Well, here it is, Christmas morning.
The sun shines brightly off of yesterday’s snowfall. Birds chirp at each other while using the bird feeder in my tree. In the distance, I hear the laughter of children as they try out their new toys outside, oblivious to the cold due to sheer joy.
I savor my second cup of southern pecan flavored coffee while listen to the soothing sounds of Mannheim Steamroller through my new Advent speakers.
In a little while, I’ll be off to join my family for a day of relaxation, gossip, guitar playing, and board games.
Ahhhh…
But first, I’ll fix my own breakfast. Jimy Dean hot sausage, eggs sunny side up, and toast, light brown.
I get all the ingrediants out, place them in the proper order on my counter top, and open the new bread package to make the toast.
What is this? The… the heel…?
It’s… it’s. [gasp]… it’s paper thin?!?
NOOOO000000000oooooooooooooo…!!!
How could this happen?!?
It’s Christmas for God’s sake!
Oh how I love the heel slice of a loaf of bread, but what could this possibly be?
You can’t possibly make toast of it. It just becomes a burnt sliver of crust!
For, you see, the heel is the BEST part of the loaf! Oh, the way it holds up to the onslaught of butter. See how it protects your fingers from embryo goo as you sop up the yolk of the sunny side up eggs…
It’s crust on one side, bread innards on the other…
The perfect piece of bread.
I’ve lobbied the bread makers of the world to make all heel mini loafs… All I get are restraining orders and fines for public indecency. (Don’t ask)
So, now… Christmas is ruined. No family, no fun, no pretty snow, no laughing children.

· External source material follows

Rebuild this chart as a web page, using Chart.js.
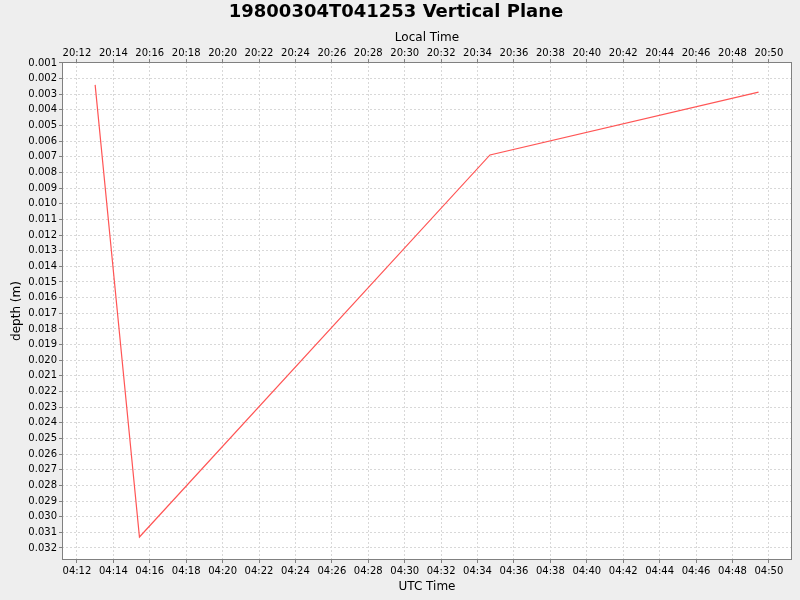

All is evil now. Because of that Spawn of Satan guy who sets up the bread slicing machine in all the world’s bakeries.
After laying on the floor in a fetal position for an hour, I muster up enough inner strenght to post this…
And now… Now I must spend the rest of the day in my dark, chilly closet. Naked, lest I entertain any thoughts that are impure.